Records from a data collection
↓↓↓

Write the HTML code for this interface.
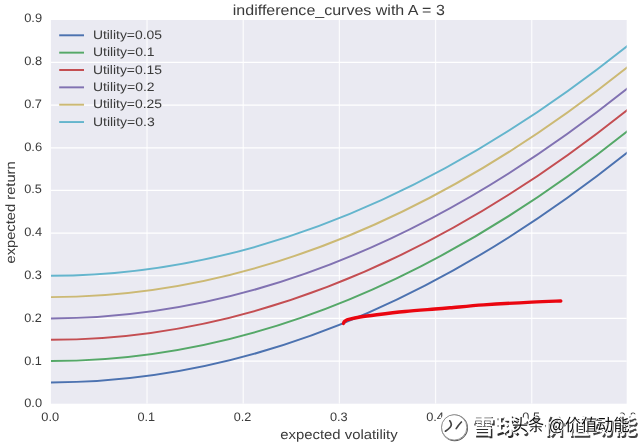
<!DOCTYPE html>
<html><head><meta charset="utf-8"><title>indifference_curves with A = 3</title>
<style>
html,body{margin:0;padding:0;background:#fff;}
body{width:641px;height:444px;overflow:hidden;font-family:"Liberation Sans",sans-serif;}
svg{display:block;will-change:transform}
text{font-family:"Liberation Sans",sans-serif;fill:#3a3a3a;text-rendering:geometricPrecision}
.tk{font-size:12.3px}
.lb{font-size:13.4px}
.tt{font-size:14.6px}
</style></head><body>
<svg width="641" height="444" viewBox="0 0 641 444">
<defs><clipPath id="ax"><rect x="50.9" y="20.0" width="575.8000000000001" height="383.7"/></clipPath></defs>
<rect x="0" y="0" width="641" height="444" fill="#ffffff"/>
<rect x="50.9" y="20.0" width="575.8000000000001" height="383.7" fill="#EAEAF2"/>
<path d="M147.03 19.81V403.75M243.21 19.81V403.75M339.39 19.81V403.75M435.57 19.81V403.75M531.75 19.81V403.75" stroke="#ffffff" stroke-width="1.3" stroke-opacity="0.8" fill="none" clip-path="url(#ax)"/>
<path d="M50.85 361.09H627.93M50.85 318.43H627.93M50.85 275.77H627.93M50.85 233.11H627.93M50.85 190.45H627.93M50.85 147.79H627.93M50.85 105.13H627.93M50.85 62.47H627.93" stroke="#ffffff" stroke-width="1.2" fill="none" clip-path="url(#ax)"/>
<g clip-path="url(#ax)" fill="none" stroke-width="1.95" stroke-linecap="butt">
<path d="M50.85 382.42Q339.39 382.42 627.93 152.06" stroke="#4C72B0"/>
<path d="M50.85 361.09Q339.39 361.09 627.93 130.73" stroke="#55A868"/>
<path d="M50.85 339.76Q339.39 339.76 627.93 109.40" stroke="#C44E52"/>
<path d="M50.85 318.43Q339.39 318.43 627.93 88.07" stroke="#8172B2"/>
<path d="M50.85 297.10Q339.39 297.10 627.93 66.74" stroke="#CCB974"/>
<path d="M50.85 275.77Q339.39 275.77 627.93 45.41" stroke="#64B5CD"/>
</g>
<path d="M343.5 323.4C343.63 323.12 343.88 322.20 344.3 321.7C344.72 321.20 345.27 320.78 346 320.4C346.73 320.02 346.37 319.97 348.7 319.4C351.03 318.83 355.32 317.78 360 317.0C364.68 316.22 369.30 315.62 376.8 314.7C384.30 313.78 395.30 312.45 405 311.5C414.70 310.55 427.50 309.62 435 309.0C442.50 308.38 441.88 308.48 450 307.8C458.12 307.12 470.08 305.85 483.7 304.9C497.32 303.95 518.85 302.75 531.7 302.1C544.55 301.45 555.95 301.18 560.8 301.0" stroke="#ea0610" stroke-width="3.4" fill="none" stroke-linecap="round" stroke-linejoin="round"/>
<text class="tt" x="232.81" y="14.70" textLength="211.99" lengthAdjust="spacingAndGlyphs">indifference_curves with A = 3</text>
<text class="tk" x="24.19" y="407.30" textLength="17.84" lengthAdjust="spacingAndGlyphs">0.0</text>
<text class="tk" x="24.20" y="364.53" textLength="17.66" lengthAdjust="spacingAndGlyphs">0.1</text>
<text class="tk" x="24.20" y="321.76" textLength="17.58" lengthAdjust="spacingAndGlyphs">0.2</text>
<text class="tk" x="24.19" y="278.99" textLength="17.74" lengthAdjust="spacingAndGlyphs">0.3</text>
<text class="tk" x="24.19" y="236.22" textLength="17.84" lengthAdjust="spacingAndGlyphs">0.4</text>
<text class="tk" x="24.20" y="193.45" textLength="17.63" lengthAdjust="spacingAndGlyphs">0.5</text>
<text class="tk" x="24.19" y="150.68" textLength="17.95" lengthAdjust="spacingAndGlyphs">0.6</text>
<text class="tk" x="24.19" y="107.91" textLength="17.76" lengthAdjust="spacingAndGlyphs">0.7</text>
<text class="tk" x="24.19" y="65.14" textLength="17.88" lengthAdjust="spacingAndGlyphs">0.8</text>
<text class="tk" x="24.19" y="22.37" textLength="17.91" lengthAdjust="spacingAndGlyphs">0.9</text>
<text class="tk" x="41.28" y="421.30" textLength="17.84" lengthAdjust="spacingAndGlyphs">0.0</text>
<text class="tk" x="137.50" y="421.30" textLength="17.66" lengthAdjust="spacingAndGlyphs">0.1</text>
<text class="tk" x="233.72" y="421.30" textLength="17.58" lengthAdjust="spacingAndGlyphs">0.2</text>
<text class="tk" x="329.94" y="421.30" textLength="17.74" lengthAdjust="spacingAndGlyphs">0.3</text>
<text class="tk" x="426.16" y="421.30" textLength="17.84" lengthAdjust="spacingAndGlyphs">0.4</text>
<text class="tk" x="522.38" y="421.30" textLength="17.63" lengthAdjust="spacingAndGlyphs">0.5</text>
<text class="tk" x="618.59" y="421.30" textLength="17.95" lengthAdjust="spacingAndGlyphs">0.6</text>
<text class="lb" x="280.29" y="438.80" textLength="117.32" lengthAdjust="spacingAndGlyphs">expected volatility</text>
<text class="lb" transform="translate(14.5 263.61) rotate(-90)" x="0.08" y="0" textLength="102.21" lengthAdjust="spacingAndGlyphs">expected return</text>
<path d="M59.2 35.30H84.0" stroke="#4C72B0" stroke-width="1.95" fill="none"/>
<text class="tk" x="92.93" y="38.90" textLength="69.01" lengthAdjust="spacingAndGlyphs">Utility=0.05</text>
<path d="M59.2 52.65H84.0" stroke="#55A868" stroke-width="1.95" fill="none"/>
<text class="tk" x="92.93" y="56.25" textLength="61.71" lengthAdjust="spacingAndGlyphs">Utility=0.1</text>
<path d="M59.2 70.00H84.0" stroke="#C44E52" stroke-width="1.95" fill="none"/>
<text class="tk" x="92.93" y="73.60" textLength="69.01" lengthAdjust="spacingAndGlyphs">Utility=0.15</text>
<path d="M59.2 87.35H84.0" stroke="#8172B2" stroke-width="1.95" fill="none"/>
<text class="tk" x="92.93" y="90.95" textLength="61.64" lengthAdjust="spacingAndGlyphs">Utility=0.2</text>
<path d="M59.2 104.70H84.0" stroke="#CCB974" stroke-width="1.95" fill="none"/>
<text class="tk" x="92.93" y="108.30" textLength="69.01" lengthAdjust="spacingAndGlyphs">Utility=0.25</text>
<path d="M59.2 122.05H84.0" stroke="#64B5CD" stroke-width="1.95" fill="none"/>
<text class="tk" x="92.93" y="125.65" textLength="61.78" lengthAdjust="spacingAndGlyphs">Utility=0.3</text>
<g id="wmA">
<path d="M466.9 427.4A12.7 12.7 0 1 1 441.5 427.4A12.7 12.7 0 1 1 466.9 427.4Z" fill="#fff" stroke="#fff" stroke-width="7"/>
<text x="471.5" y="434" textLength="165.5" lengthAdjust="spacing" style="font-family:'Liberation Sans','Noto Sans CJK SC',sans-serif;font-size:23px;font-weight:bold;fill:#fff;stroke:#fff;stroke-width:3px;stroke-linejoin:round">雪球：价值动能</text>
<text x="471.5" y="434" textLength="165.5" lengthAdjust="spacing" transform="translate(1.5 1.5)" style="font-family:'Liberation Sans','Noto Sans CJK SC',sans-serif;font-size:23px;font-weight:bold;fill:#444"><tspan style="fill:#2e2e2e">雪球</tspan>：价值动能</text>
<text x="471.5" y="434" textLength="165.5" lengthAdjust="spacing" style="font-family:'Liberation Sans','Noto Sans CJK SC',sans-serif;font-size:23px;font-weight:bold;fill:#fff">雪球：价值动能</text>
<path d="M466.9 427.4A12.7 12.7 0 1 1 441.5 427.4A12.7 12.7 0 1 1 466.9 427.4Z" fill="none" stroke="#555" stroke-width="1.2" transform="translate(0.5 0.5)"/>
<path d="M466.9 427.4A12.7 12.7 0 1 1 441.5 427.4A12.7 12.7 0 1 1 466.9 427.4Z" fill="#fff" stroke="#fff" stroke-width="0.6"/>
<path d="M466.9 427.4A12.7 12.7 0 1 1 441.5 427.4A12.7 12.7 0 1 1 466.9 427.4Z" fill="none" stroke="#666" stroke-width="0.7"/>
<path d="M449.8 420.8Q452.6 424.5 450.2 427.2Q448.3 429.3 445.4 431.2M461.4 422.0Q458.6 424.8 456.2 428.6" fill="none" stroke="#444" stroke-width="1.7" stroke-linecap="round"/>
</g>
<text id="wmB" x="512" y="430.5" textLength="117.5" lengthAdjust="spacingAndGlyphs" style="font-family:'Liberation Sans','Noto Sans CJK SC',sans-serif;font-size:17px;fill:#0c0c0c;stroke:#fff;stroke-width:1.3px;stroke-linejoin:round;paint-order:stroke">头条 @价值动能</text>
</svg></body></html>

↑↑↑
↓↓↓

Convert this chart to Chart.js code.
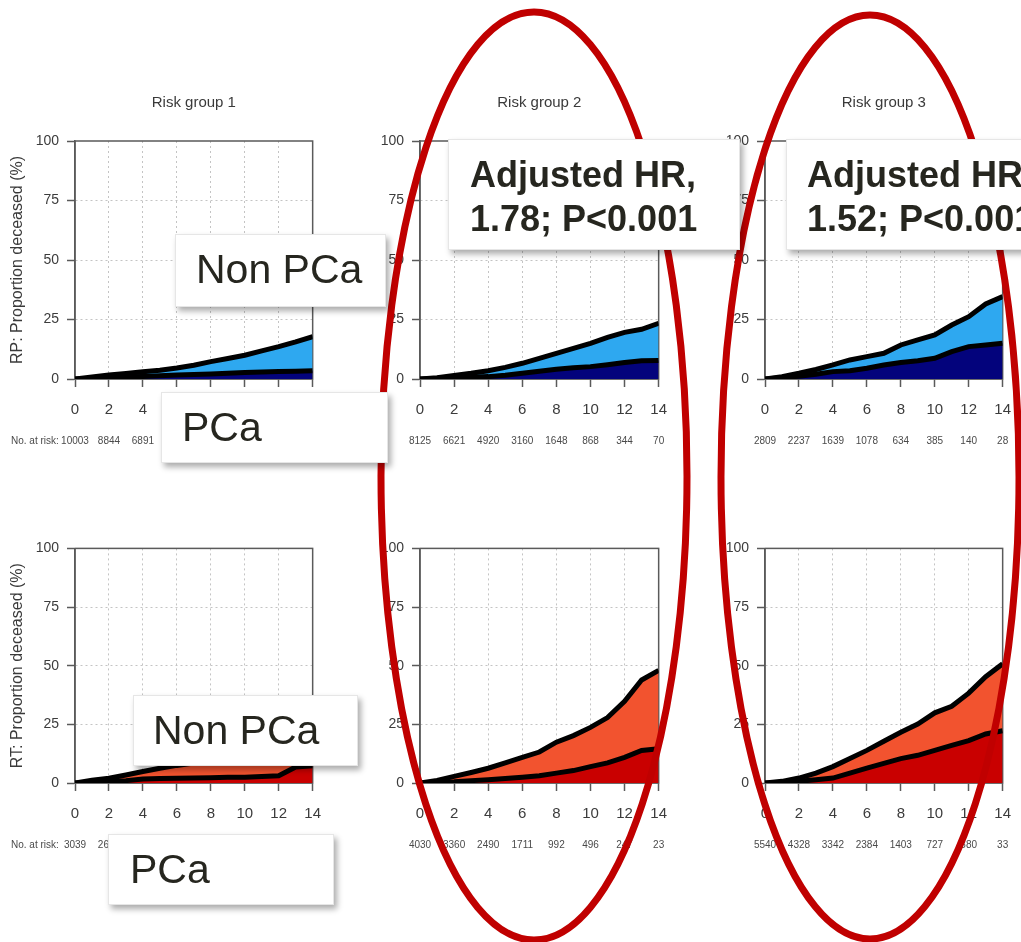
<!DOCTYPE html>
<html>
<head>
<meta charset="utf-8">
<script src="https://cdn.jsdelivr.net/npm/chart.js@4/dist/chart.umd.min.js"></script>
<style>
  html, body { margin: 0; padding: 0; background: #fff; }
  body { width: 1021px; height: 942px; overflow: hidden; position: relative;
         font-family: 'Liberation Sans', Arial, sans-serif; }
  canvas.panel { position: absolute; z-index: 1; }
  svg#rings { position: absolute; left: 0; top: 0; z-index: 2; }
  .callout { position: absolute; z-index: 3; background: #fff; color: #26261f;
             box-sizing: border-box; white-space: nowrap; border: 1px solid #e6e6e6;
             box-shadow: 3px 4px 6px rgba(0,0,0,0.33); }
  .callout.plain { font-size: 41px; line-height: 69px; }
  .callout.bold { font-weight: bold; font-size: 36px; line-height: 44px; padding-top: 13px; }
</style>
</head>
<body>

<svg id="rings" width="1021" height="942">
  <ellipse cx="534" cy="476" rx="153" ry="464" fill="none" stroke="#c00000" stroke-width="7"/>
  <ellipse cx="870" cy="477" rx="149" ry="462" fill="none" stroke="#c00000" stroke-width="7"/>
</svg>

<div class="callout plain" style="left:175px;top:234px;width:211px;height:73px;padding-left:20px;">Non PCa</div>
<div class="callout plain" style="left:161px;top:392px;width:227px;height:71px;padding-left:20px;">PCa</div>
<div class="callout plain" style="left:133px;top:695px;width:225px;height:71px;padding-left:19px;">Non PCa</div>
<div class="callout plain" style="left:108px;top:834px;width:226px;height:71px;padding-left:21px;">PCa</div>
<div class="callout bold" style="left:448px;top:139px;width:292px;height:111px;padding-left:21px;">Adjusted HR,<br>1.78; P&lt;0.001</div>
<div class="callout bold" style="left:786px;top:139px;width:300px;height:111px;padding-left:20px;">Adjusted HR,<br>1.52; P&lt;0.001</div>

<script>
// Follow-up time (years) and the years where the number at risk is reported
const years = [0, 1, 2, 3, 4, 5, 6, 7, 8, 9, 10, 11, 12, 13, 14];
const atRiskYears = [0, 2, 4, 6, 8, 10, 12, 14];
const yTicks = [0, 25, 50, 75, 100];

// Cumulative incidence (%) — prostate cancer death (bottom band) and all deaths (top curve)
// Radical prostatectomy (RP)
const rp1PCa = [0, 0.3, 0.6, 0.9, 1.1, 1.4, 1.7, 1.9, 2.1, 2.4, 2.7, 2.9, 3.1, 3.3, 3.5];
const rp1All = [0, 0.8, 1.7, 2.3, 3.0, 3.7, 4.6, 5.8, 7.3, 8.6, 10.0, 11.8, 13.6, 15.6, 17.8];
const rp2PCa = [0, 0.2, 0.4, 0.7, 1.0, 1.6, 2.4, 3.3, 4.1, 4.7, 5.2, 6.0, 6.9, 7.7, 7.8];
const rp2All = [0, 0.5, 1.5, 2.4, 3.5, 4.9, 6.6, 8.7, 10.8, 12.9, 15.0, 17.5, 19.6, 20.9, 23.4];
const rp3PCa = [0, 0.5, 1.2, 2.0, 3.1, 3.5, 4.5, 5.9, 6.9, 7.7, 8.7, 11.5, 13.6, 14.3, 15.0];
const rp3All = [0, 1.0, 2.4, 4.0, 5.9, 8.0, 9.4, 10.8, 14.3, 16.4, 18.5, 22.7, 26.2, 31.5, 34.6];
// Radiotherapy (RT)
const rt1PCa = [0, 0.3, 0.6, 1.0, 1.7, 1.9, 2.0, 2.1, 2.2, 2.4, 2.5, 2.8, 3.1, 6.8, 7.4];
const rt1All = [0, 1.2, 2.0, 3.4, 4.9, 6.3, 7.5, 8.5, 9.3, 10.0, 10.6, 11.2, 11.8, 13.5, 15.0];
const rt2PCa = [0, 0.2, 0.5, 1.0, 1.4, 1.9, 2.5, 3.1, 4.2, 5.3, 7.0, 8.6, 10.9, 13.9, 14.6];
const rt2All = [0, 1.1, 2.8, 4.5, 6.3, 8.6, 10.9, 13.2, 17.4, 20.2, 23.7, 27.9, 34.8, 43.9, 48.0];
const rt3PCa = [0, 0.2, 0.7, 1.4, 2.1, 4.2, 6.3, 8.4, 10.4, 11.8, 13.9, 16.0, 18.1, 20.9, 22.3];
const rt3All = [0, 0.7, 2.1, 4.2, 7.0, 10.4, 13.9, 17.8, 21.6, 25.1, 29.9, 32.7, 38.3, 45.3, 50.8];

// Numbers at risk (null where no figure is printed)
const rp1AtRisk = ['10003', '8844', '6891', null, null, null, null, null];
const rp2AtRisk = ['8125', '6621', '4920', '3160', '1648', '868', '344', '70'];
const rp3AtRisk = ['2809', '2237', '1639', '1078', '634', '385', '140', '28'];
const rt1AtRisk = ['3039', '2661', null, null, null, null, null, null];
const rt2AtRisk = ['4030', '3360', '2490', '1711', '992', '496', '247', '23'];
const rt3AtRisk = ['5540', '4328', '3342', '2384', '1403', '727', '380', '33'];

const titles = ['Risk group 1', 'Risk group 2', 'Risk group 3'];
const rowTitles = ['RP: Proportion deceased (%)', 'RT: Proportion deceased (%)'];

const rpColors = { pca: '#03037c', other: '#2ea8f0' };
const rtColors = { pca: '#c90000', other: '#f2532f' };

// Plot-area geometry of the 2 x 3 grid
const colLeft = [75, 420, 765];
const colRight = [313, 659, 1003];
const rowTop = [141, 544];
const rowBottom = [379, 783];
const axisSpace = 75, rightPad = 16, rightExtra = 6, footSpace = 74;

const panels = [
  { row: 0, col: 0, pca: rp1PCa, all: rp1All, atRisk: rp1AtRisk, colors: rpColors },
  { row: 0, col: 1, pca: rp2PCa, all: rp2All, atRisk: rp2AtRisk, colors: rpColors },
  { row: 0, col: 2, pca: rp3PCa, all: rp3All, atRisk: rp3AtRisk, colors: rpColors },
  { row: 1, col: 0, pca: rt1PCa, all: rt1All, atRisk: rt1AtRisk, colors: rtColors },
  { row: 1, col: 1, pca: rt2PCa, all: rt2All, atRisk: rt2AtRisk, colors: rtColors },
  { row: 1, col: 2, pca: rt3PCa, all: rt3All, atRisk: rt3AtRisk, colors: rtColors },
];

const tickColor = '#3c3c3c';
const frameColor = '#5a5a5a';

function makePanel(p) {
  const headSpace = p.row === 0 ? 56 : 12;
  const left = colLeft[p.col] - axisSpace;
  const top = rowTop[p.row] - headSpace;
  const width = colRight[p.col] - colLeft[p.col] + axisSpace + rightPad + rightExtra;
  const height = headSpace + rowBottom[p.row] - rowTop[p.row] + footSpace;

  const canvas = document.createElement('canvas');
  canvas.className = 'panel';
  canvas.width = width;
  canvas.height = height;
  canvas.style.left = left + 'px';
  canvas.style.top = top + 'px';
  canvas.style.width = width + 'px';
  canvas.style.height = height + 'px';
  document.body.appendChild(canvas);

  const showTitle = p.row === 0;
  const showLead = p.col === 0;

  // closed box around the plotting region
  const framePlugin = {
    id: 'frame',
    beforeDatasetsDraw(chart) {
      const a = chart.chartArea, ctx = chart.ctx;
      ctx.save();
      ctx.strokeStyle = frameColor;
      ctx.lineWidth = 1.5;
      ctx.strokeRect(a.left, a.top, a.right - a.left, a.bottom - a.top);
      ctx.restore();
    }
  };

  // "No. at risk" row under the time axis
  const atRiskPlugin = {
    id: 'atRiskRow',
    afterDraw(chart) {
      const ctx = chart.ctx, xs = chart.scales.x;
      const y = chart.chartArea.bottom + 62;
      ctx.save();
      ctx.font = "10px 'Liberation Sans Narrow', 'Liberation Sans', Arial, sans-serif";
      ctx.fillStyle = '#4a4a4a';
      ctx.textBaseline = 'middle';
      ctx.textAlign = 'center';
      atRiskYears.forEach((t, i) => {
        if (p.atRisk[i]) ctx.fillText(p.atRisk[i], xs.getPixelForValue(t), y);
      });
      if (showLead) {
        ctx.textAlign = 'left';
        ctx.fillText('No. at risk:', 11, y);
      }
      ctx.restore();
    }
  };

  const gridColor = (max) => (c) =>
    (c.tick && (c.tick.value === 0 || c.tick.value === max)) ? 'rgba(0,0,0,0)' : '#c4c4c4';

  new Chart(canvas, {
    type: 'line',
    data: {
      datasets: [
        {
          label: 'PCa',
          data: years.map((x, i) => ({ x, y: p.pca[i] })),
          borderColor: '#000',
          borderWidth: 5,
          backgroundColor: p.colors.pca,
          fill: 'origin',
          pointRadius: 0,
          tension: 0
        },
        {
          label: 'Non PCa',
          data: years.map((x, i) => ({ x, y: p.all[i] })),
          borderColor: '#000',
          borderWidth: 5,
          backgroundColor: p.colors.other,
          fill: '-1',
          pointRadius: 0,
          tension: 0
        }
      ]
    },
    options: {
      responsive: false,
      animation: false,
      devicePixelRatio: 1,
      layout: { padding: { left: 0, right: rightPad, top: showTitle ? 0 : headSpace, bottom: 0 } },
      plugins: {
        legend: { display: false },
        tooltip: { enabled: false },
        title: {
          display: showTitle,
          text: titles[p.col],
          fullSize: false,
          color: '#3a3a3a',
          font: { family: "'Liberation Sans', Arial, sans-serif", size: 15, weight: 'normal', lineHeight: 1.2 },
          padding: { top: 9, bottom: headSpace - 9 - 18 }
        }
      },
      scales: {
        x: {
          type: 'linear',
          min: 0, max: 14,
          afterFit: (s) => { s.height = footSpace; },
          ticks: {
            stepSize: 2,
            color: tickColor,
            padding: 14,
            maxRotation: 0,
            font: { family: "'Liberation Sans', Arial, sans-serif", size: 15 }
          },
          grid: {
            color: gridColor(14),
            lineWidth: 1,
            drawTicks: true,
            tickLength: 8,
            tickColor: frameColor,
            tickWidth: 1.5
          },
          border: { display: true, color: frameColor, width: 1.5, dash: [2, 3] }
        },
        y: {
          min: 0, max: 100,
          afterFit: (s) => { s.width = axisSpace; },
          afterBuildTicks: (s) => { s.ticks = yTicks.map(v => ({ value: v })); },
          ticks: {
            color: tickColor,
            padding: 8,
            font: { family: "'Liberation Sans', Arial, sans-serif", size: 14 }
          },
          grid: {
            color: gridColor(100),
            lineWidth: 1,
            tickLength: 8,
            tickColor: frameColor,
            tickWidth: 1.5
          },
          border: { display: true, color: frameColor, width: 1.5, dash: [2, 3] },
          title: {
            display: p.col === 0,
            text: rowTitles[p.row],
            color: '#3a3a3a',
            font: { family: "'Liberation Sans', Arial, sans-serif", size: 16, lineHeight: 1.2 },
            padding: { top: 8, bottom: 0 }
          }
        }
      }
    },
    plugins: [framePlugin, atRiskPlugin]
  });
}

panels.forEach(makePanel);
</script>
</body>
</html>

↑↑↑

■ **CHALLENGE**:
Show every line from the listing above in which the string "this" appears.

■ **THE RESPONSE**:
Write the HTML code for this interface.
Convert this chart to Chart.js code.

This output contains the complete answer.